Task data —
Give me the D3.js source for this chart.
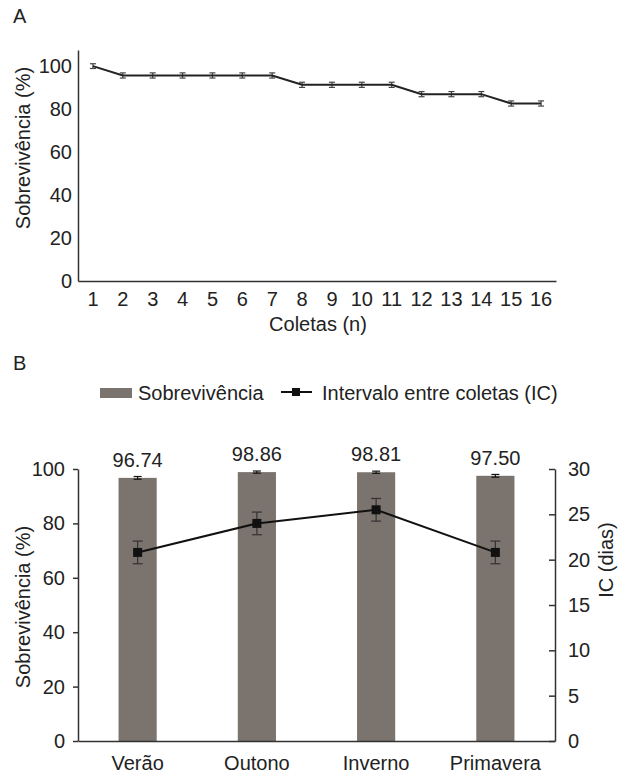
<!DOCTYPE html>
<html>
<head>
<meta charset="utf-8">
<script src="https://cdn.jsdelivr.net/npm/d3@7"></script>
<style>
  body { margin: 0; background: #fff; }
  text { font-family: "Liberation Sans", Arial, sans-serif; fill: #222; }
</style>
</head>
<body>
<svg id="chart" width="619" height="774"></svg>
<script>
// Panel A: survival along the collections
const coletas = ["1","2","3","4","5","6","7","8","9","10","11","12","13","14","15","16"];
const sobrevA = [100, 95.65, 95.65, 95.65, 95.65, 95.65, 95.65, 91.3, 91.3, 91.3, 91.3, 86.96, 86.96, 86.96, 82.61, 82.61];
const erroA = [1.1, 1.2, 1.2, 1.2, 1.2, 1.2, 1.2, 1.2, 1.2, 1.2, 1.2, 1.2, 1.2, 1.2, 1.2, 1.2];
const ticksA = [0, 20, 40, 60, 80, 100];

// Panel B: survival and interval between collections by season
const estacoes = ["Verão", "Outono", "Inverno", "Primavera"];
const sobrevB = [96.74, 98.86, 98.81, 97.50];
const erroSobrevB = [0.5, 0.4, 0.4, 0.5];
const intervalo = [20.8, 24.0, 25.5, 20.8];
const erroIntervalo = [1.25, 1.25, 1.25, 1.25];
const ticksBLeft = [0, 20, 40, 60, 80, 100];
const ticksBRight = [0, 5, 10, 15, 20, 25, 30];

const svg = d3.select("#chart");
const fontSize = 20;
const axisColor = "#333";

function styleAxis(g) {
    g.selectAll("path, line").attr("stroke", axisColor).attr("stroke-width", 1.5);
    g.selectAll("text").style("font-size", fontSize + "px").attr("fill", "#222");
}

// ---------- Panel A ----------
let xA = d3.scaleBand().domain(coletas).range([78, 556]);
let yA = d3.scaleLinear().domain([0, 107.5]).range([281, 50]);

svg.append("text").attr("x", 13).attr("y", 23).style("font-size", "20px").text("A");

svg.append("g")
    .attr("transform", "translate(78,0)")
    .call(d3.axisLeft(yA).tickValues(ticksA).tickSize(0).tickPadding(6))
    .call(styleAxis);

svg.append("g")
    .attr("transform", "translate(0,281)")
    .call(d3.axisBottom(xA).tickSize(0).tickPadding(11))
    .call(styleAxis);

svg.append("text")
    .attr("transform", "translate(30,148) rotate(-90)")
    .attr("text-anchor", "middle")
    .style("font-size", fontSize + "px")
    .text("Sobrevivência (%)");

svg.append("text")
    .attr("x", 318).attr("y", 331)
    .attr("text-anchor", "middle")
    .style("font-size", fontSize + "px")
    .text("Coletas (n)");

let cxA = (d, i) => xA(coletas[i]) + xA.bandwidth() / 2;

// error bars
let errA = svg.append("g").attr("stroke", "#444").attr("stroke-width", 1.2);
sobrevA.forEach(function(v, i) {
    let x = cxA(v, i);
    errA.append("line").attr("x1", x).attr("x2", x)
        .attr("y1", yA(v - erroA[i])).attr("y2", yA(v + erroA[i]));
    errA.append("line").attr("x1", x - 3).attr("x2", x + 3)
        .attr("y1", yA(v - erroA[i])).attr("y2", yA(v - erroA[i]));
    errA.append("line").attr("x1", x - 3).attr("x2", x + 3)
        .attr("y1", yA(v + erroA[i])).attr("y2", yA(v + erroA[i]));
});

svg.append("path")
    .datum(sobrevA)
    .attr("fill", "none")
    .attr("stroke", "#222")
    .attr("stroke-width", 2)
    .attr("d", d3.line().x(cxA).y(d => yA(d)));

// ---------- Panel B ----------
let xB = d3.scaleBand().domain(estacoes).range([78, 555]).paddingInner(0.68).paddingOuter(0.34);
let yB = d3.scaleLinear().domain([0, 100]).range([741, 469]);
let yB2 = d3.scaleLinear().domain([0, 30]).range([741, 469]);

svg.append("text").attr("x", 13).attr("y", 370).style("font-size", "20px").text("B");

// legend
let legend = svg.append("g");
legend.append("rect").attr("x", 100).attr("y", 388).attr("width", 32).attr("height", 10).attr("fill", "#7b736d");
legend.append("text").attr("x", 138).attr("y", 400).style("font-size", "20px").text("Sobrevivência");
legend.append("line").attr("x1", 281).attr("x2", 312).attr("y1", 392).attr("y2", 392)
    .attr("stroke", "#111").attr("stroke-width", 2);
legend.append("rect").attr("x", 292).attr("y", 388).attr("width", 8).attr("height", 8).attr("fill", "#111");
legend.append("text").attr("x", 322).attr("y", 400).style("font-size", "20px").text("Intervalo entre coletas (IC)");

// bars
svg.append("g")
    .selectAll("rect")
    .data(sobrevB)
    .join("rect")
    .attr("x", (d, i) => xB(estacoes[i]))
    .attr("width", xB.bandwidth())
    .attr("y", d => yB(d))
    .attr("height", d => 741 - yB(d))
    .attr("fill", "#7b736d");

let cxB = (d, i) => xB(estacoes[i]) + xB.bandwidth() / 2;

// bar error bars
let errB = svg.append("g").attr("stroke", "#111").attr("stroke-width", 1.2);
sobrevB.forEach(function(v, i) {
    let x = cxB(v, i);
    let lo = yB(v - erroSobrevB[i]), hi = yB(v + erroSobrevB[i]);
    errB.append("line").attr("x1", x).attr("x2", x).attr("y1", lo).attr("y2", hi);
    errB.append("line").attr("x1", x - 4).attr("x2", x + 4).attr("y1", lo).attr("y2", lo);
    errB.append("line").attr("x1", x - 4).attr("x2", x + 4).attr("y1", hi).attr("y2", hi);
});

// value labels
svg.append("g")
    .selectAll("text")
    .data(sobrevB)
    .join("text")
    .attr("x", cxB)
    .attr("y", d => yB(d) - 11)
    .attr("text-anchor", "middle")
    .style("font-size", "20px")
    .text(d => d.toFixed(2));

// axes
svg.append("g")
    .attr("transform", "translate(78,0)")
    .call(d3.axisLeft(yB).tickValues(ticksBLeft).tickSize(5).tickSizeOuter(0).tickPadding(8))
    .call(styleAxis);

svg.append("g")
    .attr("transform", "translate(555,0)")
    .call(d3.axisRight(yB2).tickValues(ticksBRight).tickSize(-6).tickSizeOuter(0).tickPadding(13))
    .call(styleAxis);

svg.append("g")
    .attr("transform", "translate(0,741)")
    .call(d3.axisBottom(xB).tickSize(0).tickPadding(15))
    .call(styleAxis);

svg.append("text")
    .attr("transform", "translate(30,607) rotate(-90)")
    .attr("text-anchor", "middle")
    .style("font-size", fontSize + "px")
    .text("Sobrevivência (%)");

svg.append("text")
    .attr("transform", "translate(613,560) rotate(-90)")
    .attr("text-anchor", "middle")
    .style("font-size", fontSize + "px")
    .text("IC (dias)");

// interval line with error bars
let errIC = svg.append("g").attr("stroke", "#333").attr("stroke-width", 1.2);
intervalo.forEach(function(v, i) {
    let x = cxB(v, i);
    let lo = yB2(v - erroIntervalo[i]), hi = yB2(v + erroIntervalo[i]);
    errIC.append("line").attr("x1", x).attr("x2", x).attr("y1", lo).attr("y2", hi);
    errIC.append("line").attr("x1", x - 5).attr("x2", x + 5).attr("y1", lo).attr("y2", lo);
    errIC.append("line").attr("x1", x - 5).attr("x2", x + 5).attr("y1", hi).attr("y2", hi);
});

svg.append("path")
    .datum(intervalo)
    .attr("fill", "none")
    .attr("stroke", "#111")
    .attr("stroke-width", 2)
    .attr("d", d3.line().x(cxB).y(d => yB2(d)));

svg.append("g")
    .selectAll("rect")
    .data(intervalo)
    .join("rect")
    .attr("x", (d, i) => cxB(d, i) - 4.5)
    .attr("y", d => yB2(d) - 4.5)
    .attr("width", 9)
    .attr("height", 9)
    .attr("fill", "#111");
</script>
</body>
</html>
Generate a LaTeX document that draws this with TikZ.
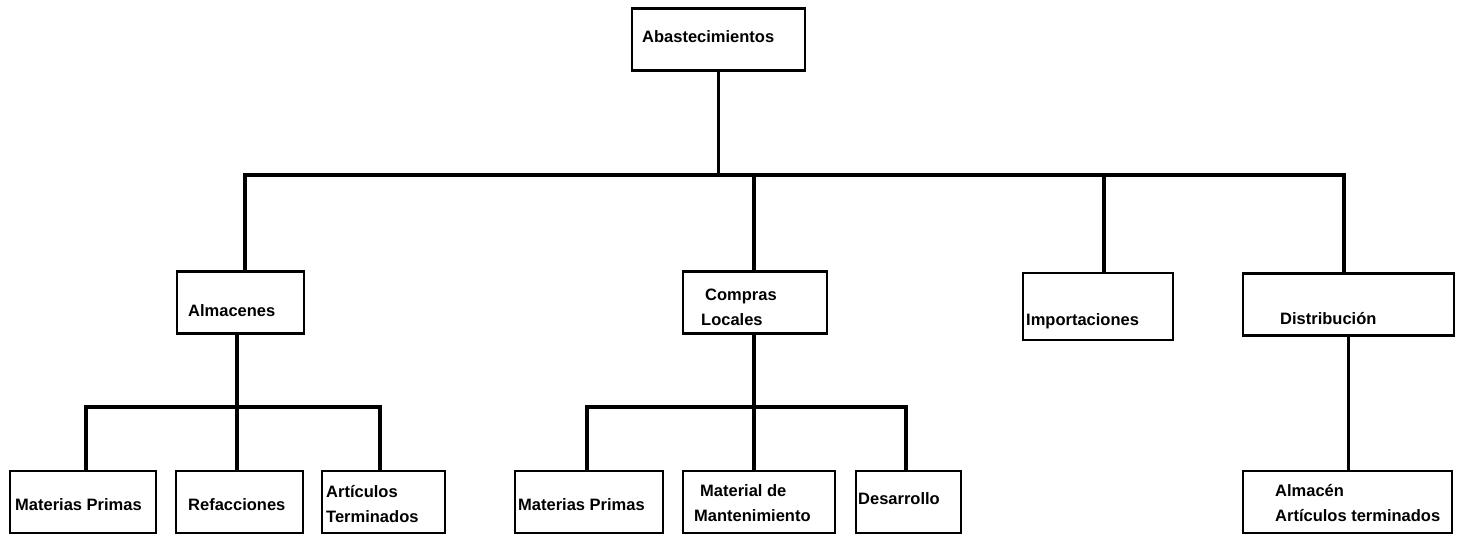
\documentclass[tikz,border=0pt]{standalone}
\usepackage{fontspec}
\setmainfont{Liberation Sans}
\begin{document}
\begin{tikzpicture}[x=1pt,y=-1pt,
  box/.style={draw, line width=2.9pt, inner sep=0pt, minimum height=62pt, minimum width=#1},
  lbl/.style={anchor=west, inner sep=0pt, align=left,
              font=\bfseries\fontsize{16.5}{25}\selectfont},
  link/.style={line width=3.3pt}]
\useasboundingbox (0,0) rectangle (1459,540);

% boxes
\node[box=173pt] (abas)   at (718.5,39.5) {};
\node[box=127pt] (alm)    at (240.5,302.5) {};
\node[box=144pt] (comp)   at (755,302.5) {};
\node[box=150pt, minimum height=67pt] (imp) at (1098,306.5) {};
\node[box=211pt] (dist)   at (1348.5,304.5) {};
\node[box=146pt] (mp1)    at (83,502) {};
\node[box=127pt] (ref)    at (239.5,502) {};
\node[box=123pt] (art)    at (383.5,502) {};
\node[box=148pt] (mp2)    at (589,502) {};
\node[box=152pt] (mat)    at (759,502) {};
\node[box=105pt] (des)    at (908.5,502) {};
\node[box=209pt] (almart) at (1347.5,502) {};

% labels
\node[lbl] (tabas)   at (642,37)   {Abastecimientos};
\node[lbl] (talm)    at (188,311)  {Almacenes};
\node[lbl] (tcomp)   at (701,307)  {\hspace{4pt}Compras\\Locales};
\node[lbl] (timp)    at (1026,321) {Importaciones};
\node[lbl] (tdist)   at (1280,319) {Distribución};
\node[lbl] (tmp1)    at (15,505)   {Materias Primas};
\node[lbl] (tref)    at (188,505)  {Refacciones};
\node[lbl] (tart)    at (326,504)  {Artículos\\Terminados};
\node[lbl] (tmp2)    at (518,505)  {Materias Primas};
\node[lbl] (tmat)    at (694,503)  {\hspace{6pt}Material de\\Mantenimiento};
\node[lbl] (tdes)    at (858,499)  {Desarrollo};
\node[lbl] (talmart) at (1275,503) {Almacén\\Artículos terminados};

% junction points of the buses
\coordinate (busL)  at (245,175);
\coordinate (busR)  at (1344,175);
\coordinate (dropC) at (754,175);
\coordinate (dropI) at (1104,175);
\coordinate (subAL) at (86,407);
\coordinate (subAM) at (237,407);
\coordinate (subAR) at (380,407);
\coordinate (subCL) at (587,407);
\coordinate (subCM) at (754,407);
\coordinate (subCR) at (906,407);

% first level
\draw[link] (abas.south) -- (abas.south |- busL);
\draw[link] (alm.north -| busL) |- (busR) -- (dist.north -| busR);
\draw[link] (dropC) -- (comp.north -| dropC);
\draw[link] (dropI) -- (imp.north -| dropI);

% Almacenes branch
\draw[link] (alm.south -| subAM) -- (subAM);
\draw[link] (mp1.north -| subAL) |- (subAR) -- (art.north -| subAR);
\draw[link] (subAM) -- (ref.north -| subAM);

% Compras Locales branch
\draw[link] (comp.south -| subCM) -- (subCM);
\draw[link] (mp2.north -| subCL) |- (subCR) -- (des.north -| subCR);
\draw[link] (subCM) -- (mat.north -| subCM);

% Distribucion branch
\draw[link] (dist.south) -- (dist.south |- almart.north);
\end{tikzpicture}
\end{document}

Written exercise —
Transcribe, from the records above, the first line and every line after it up to and including the line with "const ticksA = [0, 20, 40, 60, 80, 100];"; omit pictures.

Written solution —
Give me the D3.js source for this chart.
<!DOCTYPE html>
<html>
<head>
<meta charset="utf-8">
<script src="https://cdn.jsdelivr.net/npm/d3@7"></script>
<style>
  body { margin: 0; background: #fff; }
  text { font-family: "Liberation Sans", Arial, sans-serif; fill: #222; }
</style>
</head>
<body>
<svg id="chart" width="619" height="774"></svg>
<script>
// Panel A: survival along the collections
const coletas = ["1","2","3","4","5","6","7","8","9","10","11","12","13","14","15","16"];
const sobrevA = [100, 95.65, 95.65, 95.65, 95.65, 95.65, 95.65, 91.3, 91.3, 91.3, 91.3, 86.96, 86.96, 86.96, 82.61, 82.61];
const erroA = [1.1, 1.2, 1.2, 1.2, 1.2, 1.2, 1.2, 1.2, 1.2, 1.2, 1.2, 1.2, 1.2, 1.2, 1.2, 1.2];
const ticksA = [0, 20, 40, 60, 80, 100];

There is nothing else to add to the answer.